Managing Director and CEO Siddhartha Lal called it the firm's "best ever quarterly total income" results.

The company's motorcycle business saw its sales climb by 41 per cent to 23,899 motorcycles over the year before, The Economic Times said. Royal Enfield produced and sold a record number of motorcycles in one month: more than 9,000.

Incorporated in India in 1955, Royal Enfield became a part of the Eicher Group in 1994. Royal Enfield exports its bikes to over 25 countries including the U.S., Japan, UK and Europe.

Royal Enfield USA president Kevin Mahoney put this in perspective in a post last month on the Royal Enfield USA Community Forums.

"The two-wheeler market in India has always been centered around small cc units. I am guessing that in excess of 10 million units will be sold there this year and almost all of them will be small cc. The same is true in any developing market. It is only a recent thing in India for the leisure market to even exist. It only came to be as money started to flow into India and people started to have disposable income.

"Any two-wheeler company worth its salt in the main market in India will make over 1 million units in a year. By comparison Royal Enfield will make 108,000 this year. This is up from the 25,000 we used to make year after year after year. Things have gone exceedingly well for Royal Enfield over the past several years. There are long waiting lists to buy a bike and bookings keep rising. They have enough cash to really fuel R and D and build a brand new state-of-the-art factory, which is under construction.

"The current plant has been steadily modernized. We still hand build a lot of the bike but that is by design and not default.

"We are a very small player in India and always will be. Who wants to compete in a market with huge companies selling what amounts to a commodity where margins are razor thin?

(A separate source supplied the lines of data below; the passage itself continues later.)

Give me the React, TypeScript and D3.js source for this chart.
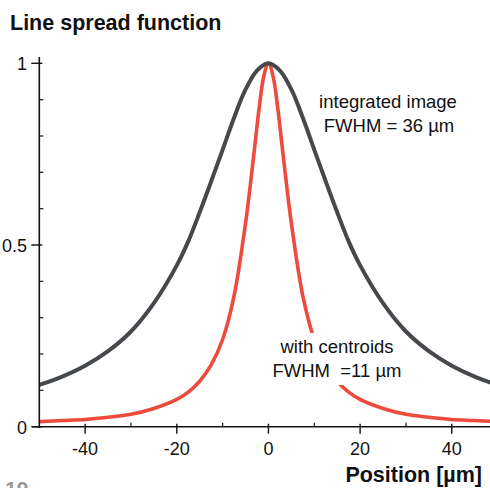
import React from "react";
import * as d3 from "d3";

const grayX = [-50, -45, -40, -35, -30, -25, -20, -17.5, -15, -12.5, -10, -7.5, -5, -2.5, 0, 2.5, 5, 7.5, 10, 12.5, 15, 17.5, 20, 25, 30, 35, 40, 45, 50];
const grayY = [0.115, 0.138, 0.168, 0.208, 0.262, 0.34, 0.444, 0.51, 0.59, 0.675, 0.762, 0.85, 0.928, 0.98, 1, 0.98, 0.928, 0.85, 0.762, 0.675, 0.59, 0.51, 0.444, 0.34, 0.262, 0.208, 0.168, 0.138, 0.115];

const redX = [-50, -45, -40, -35, -30, -25, -20, -17.5, -15, -12.5, -10, -7.5, -5, -4, -3, -2, -1, 0, 1, 2, 3, 4, 5, 7.5, 10, 12.5, 15, 17.5, 20, 25, 30, 35, 40, 45, 50];
const redY = [0.014, 0.017, 0.02, 0.026, 0.034, 0.05, 0.075, 0.095, 0.125, 0.17, 0.24, 0.36, 0.56, 0.66, 0.77, 0.88, 0.965, 1, 0.965, 0.88, 0.77, 0.66, 0.56, 0.36, 0.24, 0.17, 0.125, 0.095, 0.075, 0.05, 0.034, 0.026, 0.02, 0.017, 0.014];

const xMajorTicks = [-40, -20, 0, 20, 40];
const xMinorTicks = [-30, -10, 10, 30];
const yMajorTicks = [0, 0.5, 1];
const yMajorLabels = ["0", "0.5", "1"];
const yMinorTicks = [0.1, 0.2, 0.3, 0.4, 0.6, 0.7, 0.8, 0.9];

const title = "Line spread function";
const xTitle = "Position [µm]";
const labelIntegrated = ["integrated image", "FWHM = 36 µm"];
const labelCentroids = ["with centroids", "FWHM  =11 µm"];

const W = 490;
const H = 488;
const GRAY = "#45484c";
const RED = "#ee4a3e";
const FONT = "'Liberation Sans', Arial, Helvetica, sans-serif";

export default function App() {
  const x = d3.scaleLinear().domain([-50, 50]).range([39.3, 497.6]);
  const y = d3.scaleLinear().domain([0, 1]).range([426.7, 63.3]);

  const line = d3
    .line<[number, number]>()
    .x((d) => x(d[0]))
    .y((d) => y(d[1]))
    .curve(d3.curveCatmullRom.alpha(0.5));

  const grayPath = line(grayX.map((v, i) => [v, grayY[i]]) as [number, number][]) || "";
  const redPath = line(redX.map((v, i) => [v, redY[i]]) as [number, number][]) || "";

  const axisX = x(-50);
  const axisY = y(0);

  return (
    <svg
      width={W}
      height={H}
      style={{ position: "absolute", left: 0, top: 0, background: "#fff" }}
      fontFamily={FONT}
    >
      <rect x={0} y={0} width={W} height={H} fill="#fff" />
      <text x={10} y={30} fontSize={21.5} fontWeight="bold" fill="#111">
        {title}
      </text>

      {/* red curve */}
      <path d={redPath} fill="none" stroke={RED} strokeWidth={3.6} strokeLinejoin="round" />
      {/* label background breaking red curve */}
      <rect x={270} y={333} width={134} height={52} fill="#fff" />
      {/* gray curve */}
      <path d={grayPath} fill="none" stroke={GRAY} strokeWidth={4} strokeLinejoin="round" />

      {/* axes */}
      <line x1={axisX} x2={axisX} y1={57} y2={axisY + 1} stroke="#111" strokeWidth={1.6} />
      <line x1={32} x2={W} y1={axisY} y2={axisY} stroke="#111" strokeWidth={1.6} />

      {xMajorTicks.map((t) => (
        <g key={"xm" + t}>
          <line x1={x(t)} x2={x(t)} y1={axisY - 3} y2={axisY + 7} stroke="#111" strokeWidth={1.4} />
          <text x={x(t)} y={455} fontSize={18} textAnchor="middle" fill="#111">
            {String(t)}
          </text>
        </g>
      ))}
      {xMinorTicks.map((t) => (
        <line key={"xn" + t} x1={x(t)} x2={x(t)} y1={axisY - 4} y2={axisY} stroke="#111" strokeWidth={1.2} />
      ))}

      {yMajorTicks.map((t, i) => (
        <g key={"ym" + t}>
          <line x1={axisX - 8} x2={axisX + 3} y1={y(t)} y2={y(t)} stroke="#111" strokeWidth={1.4} />
          <text x={27} y={y(t) + 7} fontSize={18} textAnchor="end" fill="#111">
            {yMajorLabels[i]}
          </text>
        </g>
      ))}
      {yMinorTicks.map((t) => (
        <line key={"yn" + t} x1={axisX} x2={axisX + 4} y1={y(t)} y2={y(t)} stroke="#111" strokeWidth={1.2} />
      ))}

      {/* annotations */}
      <text x={388} y={108} fontSize={18.5} textAnchor="middle" fill="#111">
        {labelIntegrated[0]}
      </text>
      <text x={389} y={132} fontSize={18.5} textAnchor="middle" fill="#111">
        {labelIntegrated[1]}
      </text>
      <text x={337} y={353} fontSize={18.5} textAnchor="middle" fill="#111">
        {labelCentroids[0]}
      </text>
      <text x={337} y={377} fontSize={18.5} textAnchor="middle" fill="#111" style={{ whiteSpace: "pre" }}>
        {labelCentroids[1]}
      </text>

      <text x={482} y={482} fontSize={21.5} fontWeight="bold" textAnchor="end" fill="#111">
        {xTitle}
      </text>
      <text x={5} y={496} fontSize={21} fontWeight="bold" fill="#999">
        19
      </text>
    </svg>
  );
}
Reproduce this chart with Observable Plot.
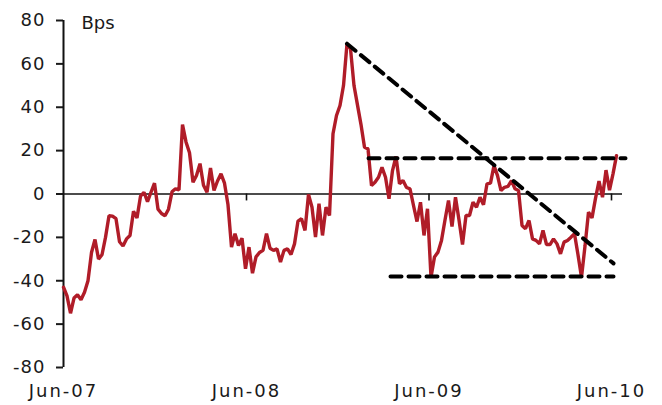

"By comparison on the world stage Triumph only made around 50,000 units last year. Harley, Triumph and most of the other brands are salivating over the Indian market and are trying to get in and get a foot hold. In the long run some of them will succeed but only when they either assemble or manufacture there...

"Through our prism  here in the U.S., Royal Enfield is a very small player, but on the global stage not so much."